--- START Input for this task ---

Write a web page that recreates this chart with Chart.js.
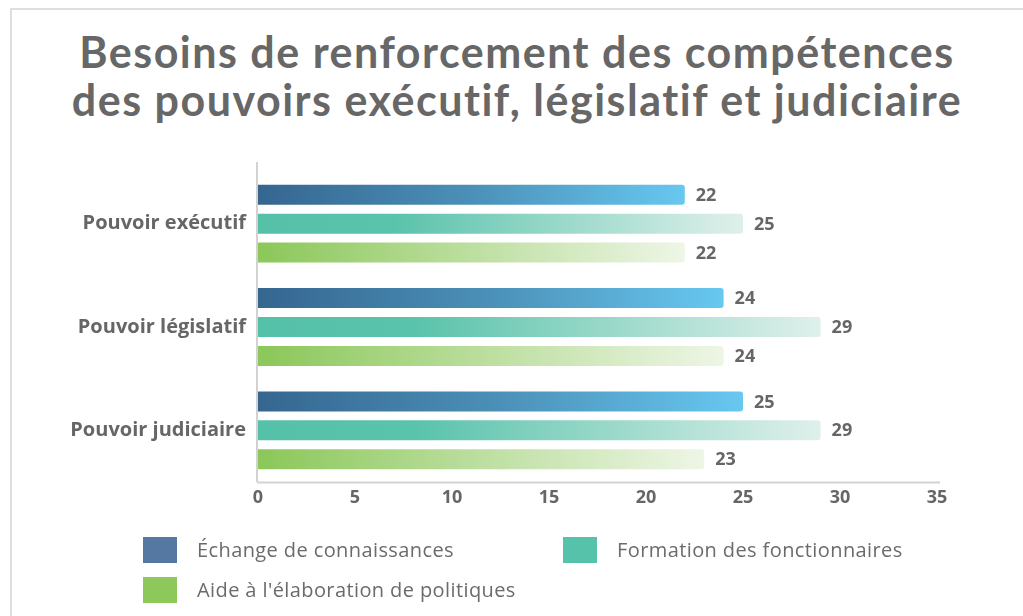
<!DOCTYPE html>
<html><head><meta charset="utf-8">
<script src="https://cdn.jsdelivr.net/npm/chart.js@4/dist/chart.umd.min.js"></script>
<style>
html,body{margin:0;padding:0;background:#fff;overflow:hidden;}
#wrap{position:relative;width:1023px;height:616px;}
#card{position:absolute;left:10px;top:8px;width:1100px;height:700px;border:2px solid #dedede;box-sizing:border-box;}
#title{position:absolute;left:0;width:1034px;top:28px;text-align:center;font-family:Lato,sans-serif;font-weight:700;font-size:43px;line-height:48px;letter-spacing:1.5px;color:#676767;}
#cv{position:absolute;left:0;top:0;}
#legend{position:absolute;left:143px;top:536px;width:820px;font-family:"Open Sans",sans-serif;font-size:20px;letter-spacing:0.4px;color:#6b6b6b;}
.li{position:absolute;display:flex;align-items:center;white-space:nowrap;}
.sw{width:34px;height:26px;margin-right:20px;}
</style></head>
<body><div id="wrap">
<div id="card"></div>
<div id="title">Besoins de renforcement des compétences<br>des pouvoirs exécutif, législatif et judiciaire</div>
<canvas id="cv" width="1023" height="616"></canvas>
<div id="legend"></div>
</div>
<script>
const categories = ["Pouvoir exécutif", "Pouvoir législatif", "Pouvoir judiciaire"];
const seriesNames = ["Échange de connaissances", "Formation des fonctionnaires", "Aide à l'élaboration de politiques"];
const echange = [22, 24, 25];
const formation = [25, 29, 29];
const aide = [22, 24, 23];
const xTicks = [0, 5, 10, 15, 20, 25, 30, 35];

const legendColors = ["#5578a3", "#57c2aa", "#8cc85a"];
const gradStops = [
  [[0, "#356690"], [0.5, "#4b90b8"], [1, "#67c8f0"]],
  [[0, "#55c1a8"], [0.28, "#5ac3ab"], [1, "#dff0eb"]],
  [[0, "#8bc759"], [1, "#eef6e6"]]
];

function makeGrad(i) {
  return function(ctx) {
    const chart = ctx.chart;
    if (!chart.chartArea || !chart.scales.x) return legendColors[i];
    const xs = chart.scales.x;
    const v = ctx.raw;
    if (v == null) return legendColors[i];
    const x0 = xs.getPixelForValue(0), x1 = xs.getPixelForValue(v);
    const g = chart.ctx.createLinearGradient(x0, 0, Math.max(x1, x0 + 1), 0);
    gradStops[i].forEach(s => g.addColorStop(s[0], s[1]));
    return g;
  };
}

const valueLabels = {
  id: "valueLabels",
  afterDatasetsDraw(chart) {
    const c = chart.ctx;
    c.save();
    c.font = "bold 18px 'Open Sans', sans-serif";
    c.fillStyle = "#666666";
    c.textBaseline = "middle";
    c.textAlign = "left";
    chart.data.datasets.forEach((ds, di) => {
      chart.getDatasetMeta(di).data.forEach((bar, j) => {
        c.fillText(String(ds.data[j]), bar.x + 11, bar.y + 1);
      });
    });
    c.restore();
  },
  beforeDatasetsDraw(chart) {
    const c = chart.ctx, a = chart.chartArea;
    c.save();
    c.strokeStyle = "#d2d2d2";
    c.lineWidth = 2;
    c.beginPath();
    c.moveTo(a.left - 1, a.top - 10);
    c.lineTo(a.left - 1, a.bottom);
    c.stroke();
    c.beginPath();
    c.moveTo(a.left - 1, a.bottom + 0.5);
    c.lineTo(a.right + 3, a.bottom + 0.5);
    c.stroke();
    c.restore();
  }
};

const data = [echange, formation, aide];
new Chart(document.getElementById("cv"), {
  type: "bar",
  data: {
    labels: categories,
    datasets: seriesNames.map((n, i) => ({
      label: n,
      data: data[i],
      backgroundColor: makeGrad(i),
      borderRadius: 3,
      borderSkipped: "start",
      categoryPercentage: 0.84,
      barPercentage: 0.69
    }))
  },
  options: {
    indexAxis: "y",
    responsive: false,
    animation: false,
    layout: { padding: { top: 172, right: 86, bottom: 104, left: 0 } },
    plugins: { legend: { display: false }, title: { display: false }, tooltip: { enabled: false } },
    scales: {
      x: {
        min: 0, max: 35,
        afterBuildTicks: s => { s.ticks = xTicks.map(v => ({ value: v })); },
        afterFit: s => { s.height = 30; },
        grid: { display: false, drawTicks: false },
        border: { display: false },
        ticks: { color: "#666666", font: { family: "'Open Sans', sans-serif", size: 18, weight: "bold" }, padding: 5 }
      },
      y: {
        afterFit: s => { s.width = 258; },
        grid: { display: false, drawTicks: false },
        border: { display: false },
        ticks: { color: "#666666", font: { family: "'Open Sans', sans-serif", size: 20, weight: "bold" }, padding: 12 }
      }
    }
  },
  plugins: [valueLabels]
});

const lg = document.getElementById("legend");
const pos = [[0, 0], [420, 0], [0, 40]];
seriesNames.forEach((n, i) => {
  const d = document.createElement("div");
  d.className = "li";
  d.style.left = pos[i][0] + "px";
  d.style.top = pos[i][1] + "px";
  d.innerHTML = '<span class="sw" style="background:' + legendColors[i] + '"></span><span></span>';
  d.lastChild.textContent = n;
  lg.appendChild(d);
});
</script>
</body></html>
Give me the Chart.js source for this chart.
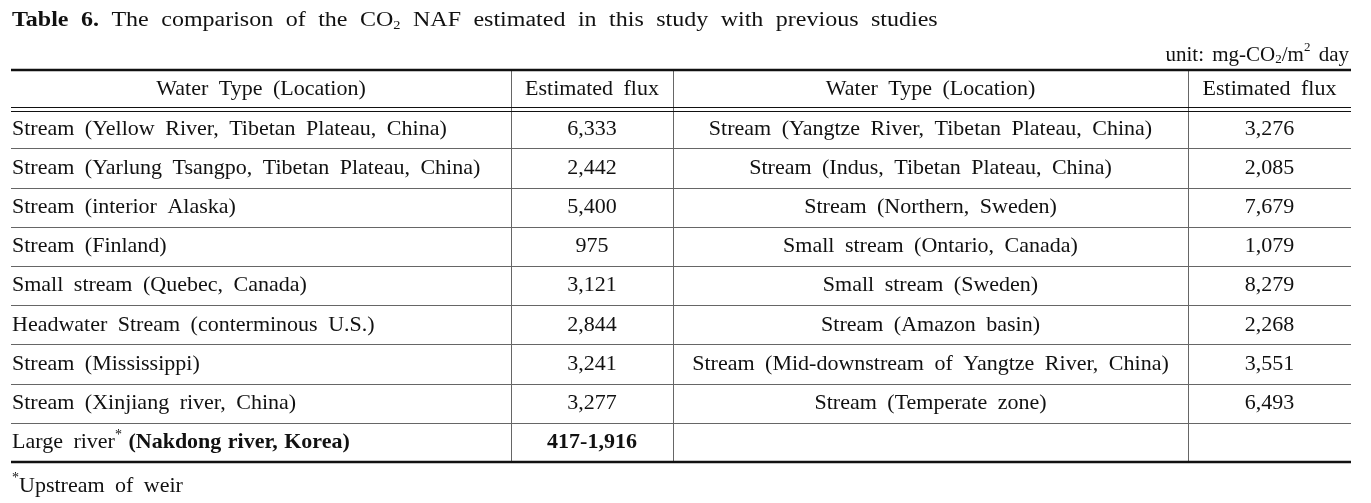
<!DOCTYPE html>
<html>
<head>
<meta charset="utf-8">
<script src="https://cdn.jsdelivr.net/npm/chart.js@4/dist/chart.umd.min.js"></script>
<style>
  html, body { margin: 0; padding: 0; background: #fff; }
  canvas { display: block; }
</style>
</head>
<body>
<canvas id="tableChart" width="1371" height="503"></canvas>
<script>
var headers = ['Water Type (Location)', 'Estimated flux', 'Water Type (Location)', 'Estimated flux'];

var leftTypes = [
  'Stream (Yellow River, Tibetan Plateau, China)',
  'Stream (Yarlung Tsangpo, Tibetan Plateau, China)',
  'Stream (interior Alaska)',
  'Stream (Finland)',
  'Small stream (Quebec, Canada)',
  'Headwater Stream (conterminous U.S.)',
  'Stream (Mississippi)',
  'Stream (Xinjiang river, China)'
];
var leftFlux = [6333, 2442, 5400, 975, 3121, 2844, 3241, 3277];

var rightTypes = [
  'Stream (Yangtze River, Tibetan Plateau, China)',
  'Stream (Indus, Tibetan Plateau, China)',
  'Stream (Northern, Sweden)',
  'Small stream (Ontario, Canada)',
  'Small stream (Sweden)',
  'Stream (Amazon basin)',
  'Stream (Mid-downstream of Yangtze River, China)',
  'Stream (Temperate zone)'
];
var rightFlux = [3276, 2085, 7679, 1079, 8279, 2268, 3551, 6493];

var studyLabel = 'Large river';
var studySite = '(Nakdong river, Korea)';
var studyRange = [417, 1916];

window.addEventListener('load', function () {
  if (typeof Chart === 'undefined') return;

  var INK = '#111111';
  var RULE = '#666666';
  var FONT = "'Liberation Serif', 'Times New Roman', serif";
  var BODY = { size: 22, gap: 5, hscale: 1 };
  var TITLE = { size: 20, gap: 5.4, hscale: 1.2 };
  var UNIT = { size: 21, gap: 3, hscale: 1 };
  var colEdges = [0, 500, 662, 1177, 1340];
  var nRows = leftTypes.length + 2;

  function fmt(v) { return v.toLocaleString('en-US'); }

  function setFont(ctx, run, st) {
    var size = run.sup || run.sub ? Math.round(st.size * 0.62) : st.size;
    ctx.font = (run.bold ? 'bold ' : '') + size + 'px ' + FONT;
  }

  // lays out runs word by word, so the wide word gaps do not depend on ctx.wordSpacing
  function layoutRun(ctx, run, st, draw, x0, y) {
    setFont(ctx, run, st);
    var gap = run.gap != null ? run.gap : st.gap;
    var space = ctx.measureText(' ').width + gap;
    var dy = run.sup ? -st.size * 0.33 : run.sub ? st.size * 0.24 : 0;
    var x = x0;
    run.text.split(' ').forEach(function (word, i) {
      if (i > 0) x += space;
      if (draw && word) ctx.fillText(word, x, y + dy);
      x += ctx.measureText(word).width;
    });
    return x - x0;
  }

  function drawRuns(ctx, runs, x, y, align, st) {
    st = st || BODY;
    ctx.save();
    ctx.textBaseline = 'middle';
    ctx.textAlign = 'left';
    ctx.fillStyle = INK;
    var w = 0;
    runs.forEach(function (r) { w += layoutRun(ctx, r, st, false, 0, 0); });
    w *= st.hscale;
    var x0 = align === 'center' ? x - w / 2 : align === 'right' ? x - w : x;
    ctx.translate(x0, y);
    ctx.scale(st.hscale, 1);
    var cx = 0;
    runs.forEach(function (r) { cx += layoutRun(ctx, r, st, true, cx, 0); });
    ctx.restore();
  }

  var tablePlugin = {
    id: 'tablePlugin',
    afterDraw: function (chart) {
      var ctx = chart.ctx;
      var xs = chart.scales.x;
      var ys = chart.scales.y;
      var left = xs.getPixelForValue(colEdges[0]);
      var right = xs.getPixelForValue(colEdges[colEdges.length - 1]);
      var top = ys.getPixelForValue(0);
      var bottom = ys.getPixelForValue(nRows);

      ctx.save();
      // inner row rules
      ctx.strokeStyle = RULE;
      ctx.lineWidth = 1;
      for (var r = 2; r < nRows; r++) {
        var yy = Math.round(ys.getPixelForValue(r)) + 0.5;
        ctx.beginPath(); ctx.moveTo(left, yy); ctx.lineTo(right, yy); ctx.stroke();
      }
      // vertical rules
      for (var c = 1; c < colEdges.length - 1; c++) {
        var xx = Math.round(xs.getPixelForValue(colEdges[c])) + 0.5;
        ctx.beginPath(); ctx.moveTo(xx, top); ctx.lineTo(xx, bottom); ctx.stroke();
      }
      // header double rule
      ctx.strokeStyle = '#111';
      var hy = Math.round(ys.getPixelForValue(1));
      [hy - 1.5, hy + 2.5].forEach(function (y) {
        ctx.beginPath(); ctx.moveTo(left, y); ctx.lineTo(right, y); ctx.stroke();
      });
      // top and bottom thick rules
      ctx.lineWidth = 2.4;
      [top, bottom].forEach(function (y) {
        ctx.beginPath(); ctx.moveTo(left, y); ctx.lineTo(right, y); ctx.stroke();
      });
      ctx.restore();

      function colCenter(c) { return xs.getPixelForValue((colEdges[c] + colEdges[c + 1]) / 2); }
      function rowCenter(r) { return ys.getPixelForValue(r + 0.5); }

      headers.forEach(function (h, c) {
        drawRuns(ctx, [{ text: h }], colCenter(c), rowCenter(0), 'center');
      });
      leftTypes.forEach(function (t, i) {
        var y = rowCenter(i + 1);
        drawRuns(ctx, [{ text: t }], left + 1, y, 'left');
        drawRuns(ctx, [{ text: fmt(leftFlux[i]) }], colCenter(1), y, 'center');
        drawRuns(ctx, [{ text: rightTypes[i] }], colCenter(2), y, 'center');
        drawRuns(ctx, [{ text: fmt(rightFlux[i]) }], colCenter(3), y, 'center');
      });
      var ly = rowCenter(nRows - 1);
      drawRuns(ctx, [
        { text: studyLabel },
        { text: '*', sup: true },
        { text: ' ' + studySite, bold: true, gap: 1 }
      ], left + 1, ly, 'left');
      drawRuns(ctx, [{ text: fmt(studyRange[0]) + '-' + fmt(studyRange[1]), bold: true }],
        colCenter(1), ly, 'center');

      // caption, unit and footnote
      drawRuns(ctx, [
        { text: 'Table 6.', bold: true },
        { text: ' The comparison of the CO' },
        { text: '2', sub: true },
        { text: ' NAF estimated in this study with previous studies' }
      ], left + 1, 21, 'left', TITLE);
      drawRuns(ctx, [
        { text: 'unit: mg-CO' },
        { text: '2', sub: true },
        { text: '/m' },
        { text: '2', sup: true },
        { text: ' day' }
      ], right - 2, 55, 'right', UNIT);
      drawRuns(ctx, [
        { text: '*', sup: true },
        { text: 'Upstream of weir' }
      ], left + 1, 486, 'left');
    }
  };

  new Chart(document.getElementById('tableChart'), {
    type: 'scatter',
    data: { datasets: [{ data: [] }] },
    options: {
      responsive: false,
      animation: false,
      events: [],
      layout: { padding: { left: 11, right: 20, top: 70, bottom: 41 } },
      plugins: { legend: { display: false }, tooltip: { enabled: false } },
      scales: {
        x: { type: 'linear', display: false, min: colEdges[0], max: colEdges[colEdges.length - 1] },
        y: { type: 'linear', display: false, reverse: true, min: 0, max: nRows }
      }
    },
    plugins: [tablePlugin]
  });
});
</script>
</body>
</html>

--- END Input for this task ---

> [Problem to work on]: Begin at the line containing "Give me the Chart.js source for this chart.", end at the line containing "var leftFlux = [6333, 2442, 5400, 975, 3121, 2844, 3241, 3277];", and copy those lines word for word, both included. Skip pictures.

> [Exercise solution]:
Give me the Chart.js source for this chart.
<!DOCTYPE html>
<html>
<head>
<meta charset="utf-8">
<script src="https://cdn.jsdelivr.net/npm/chart.js@4/dist/chart.umd.min.js"></script>
<style>
  html, body { margin: 0; padding: 0; background: #fff; }
  canvas { display: block; }
</style>
</head>
<body>
<canvas id="tableChart" width="1371" height="503"></canvas>
<script>
var headers = ['Water Type (Location)', 'Estimated flux', 'Water Type (Location)', 'Estimated flux'];

var leftTypes = [
  'Stream (Yellow River, Tibetan Plateau, China)',
  'Stream (Yarlung Tsangpo, Tibetan Plateau, China)',
  'Stream (interior Alaska)',
  'Stream (Finland)',
  'Small stream (Quebec, Canada)',
  'Headwater Stream (conterminous U.S.)',
  'Stream (Mississippi)',
  'Stream (Xinjiang river, China)'
];
var leftFlux = [6333, 2442, 5400, 975, 3121, 2844, 3241, 3277];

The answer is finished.